F. Executive Order 13132 (Federalism)

    Executive Order 13132, entitled ``Federalism'' (64 FR 43255, August 
10, 1999), requires EPA to develop an accountable process to ensure 
``meaningful and timely input by State and local officials in the 
development of regulatory policies that have federalism implications.'' 
``Policies that have federalism implications'' is defined in the 
Executive Order to include regulations that have ``substantial direct 
effects on the States, on the relationship between the national 
government and the States, or on the distribution of power and 
responsibilities among the various levels of government.''
    This rule does not have federalism implications. It will not have 
substantial direct effects on the States, on the relationship between 
the national governmental and the States, or on the distribution of 
power and responsibilities among the various levels of government, as 
specified in Executive Order 13132. This rule does not in any way 
restrict States from continuing to operate their plant, animal, 
environmental, health or stored product protection programs associated 
with quarantine and preshipment applications.
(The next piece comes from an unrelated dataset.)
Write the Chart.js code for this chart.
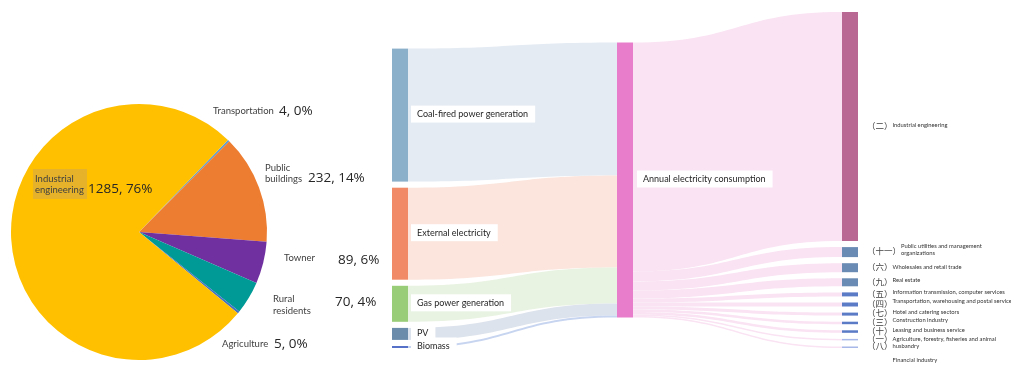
<!DOCTYPE html>
<html>
<head>
<meta charset="utf-8">
<script src="https://cdn.jsdelivr.net/npm/chart.js@4/dist/chart.umd.min.js"></script>
<style>
  html, body { margin: 0; padding: 0; background: #fff; }
  #wrap { position: relative; width: 1011px; height: 368px; overflow: hidden; }
  #pieChart { position: absolute; left: 0; top: 0; }
  #flowChart { position: absolute; left: 380px; top: 0; }
</style>
</head>
<body>
<div id="wrap">
  <canvas id="pieChart" width="380" height="368"></canvas>
  <canvas id="flowChart" width="631" height="368"></canvas>
</div>
<script>
// Electricity use by sector (pie)
const pieLabels = ["Transportation", "Public buildings", "Towner", "Rural residents", "Agriculture", "Industrial engineering"];
const pieValues = [4, 232, 89, 70, 5, 1285];
const piePercents = [0, 14, 6, 4, 0, 76];

// Supply -> annual consumption -> sectors (flow diagram)
const sourceNames = ["Coal-fired power generation", "External electricity", "Gas power generation", "PV", "Biomass"];
const sourceValues = [1330, 920, 360, 120, 20];
const totalName = "Annual electricity consumption";
const sectorNumerals = ["（二）", "（十一）", "（六）", "（九）", "（五）", "（四）", "（七）", "（三）", "（十）", "（一）", "（八）"];
const sectorNames = [
  "Industrial engineering",
  "Public utilities and management\norganizations",
  "Wholesales and retail trade",
  "Real estate",
  "Information transmission, computer services",
  "Transportation, warehousing and postal services",
  "Hotel and catering sectors",
  "Construction industry",
  "Leasing and business service",
  "Agriculture, forestry, fisheries and animal\nhusbandry",
  "Financial industry"
];
const sectorValues = [2290, 100, 90, 80, 40, 40, 30, 25, 25, 15, 15];

// ---- styles ----
const pieColors = ["#5B9BD5", "#ED7D31", "#7030A0", "#009A96", "#4472C4", "#FFC000"];
// where each pie label sits (name block left/centre, value left/centre)
const pieLabelSpots = [
  { nx: 213, ny: 111, vx: 279, vy: 111 },
  { nx: 265, ny: 173.5, vx: 308, vy: 178, wrap: true },
  { nx: 284, ny: 258, vx: 338, vy: 260 },
  { nx: 273, ny: 305, vx: 335, vy: 302, wrap: true },
  { nx: 222, ny: 344, vx: 274, vy: 344 },
  { nx: 35, ny: 184.5, vx: 88, vy: 189, wrap: true, box: { x: 33, y: 169, w: 54, h: 30 } }
];

const sourceColors = ["#8BB0CA", "#F18A66", "#9ACD78", "#6B8CAA", "#5572C8"];
const sourceLinkColors = ["#E4EBF3", "#FBE5DD", "#E9F3E2", "#DDE3EC", "#C8D5F0"];
const totalColor = "#E87DCB";
const totalLinkColor = "#FAE3F3";
const sectorColors = ["#B86893", "#6A8BB4", "#6A8BB4", "#6A8BB4", "#5B7BC6", "#5B7BC6", "#5B7BC6", "#5B7BC6", "#5B7BC6", "#A8B8E8", "#A8B8E8"];
const sectorNameDy = [-1, -6, -1, -2, -2, -3, -2, -3, -1, -1, 12.5];
const nodeWidth = 16;
const nodeGap = 61;
const columnAlign = ["end", "center", "start"];

const sum = arr => arr.reduce((a, b) => a + b, 0);
const columnValues = [sourceValues, [sum(sourceValues)], sectorValues];
const yMax = Math.max(...columnValues.map(c => sum(c) + nodeGap * (c.length - 1)));

function stackColumn(values, align) {
  const span = sum(values) + nodeGap * (values.length - 1);
  let start = align === "end" ? yMax - span : align === "center" ? (yMax - span) / 2 : 0;
  return values.map(v => {
    const n = { y0: start, y1: start + v };
    start += v + nodeGap;
    return n;
  });
}

// pie labels
const pieLabelPlugin = {
  id: "pieLabels",
  afterDraw(chart) {
    const ctx = chart.ctx;
    ctx.save();
    ctx.textBaseline = "middle";
    ctx.textAlign = "left";
    pieLabels.forEach((name, i) => {
      const s = pieLabelSpots[i];
      if (s.box) {
        ctx.fillStyle = "#E6B22A";
        ctx.fillRect(s.box.x, s.box.y, s.box.w, s.box.h);
      }
      const lines = s.wrap ? name.split(" ") : [name];
      ctx.font = "9.5px Lato";
      ctx.fillStyle = "#404040";
      lines.forEach((ln, k) => ctx.fillText(ln, s.nx, s.ny + (k - (lines.length - 1) / 2) * 11.5));
      ctx.font = "13.5px 'Open Sans'";
      ctx.fillStyle = "#262626";
      ctx.fillText(pieValues[i] + ", " + piePercents[i] + "%", s.vx, s.vy);
    });
    ctx.restore();
  }
};

new Chart(document.getElementById("pieChart"), {
  type: "pie",
  data: {
    labels: pieLabels,
    datasets: [{ data: pieValues, backgroundColor: pieColors, borderWidth: 0, hoverOffset: 0, offset: 0 }]
  },
  options: {
    responsive: false,
    animation: false,
    rotation: 44,
    layout: { padding: { left: 11, right: 113, top: 104, bottom: 8 } },
    plugins: { legend: { display: false }, tooltip: { enabled: false } }
  },
  plugins: [pieLabelPlugin]
});

// flow diagram drawn on the chart's x (column) and y (value) scales
function band(ctx, x0, a0, b0, x1, a1, b1, color) {
  const xm = (x0 + x1) / 2;
  ctx.beginPath();
  ctx.moveTo(x0, a0);
  ctx.bezierCurveTo(xm, a0, xm, a1, x1, a1);
  ctx.lineTo(x1, b1);
  ctx.bezierCurveTo(xm, b1, xm, b0, x0, b0);
  ctx.closePath();
  ctx.fillStyle = color;
  ctx.fill();
}

function labelBox(ctx, text, x, yc) {
  const w = ctx.measureText(text).width;
  ctx.fillStyle = "#fff";
  ctx.fillRect(x, yc - 8.5, w + 13, 17);
  ctx.fillStyle = "#262626";
  ctx.fillText(text, x + 6, yc);
}

const flowPlugin = {
  id: "flow",
  afterDatasetsDraw(chart) {
    const { ctx, scales: { x, y } } = chart;
    const cols = columnValues.map((vals, c) => stackColumn(vals, columnAlign[c]));
    const px = c => x.getPixelForValue(c);
    const py = v => y.getPixelForValue(v);
    const [srcNodes, [total], secNodes] = cols;

    ctx.save();
    // links: sources into the total
    let t = total.y0;
    srcNodes.forEach((n, i) => {
      const v = sourceValues[i];
      band(ctx, px(0) + nodeWidth, py(n.y0), py(n.y1), px(1), py(t), py(t + v), sourceLinkColors[i]);
      t += v;
    });
    // links: total out to sectors
    t = total.y0;
    secNodes.forEach((n, i) => {
      const v = sectorValues[i];
      band(ctx, px(1) + nodeWidth, py(t), py(t + v), px(2), py(n.y0), py(n.y1), totalLinkColor);
      t += v;
    });

    // nodes
    const node = (c, n, color) => {
      ctx.fillStyle = color;
      ctx.fillRect(px(c), py(n.y0), nodeWidth, py(n.y1) - py(n.y0));
    };
    srcNodes.forEach((n, i) => node(0, n, sourceColors[i]));
    node(1, total, totalColor);
    secNodes.forEach((n, i) => node(2, n, sectorColors[i]));

    // labels
    ctx.textBaseline = "middle";
    ctx.textAlign = "left";
    ctx.font = "9px Lato";
    srcNodes.forEach((n, i) => {
      labelBox(ctx, sourceNames[i], px(0) + nodeWidth + 3, (py(n.y0) + py(n.y1)) / 2 - 1);
    });
    labelBox(ctx, totalName, px(1) + nodeWidth + 4, (py(total.y0) + py(total.y1)) / 2 - 1);

    secNodes.forEach((n, i) => {
      const yc = (py(n.y0) + py(n.y1)) / 2;
      const nx = px(2) + nodeWidth + 9;
      ctx.font = "8.5px 'Noto Sans CJK SC'";
      ctx.fillStyle = "#404040";
      ctx.fillText(sectorNumerals[i], nx, yc - 1);
      const tx = nx + ctx.measureText(sectorNumerals[i]).width;
      ctx.font = "5.8px Lato";
      ctx.fillStyle = "#333";
      sectorNames[i].split("\n").forEach((ln, k) => {
        ctx.fillText(ln, tx, yc + sectorNameDy[i] + k * 7.5);
      });
    });
    ctx.restore();
  }
};

new Chart(document.getElementById("flowChart"), {
  type: "scatter",
  data: { datasets: [] },
  options: {
    responsive: false,
    animation: false,
    layout: { padding: { left: 12, right: 169, top: 12, bottom: 20 } },
    scales: {
      x: { type: "linear", min: 0, max: 2, display: false },
      y: { type: "linear", min: 0, max: yMax, reverse: true, display: false }
    },
    plugins: { legend: { display: false }, tooltip: { enabled: false } }
  },
  plugins: [flowPlugin]
});
</script>
</body>
</html>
Thus, Executive Order 
13132 does not apply to this rule.

G. Executive Order 13175 (Consultation and Coordination With Indian 
Tribal Governments)

    Executive Order 13175, entitled ``Consultation and Coordination 
with Indian Tribal Governments'' (65 FR 67249 (November 9, 2000)), 
requires EPA to develop an accountable process to ensure ``meaningful 
and timely input by tribal officials in the development of regulatory 
policies that have tribal implications.'' This final rule does not have 
tribal implications, as specified in Executive Order 13175. There is no 
enforceable mandate imposed on tribal governments within this 
regulation. Thus, Executive Order 13175 does not apply to this rule.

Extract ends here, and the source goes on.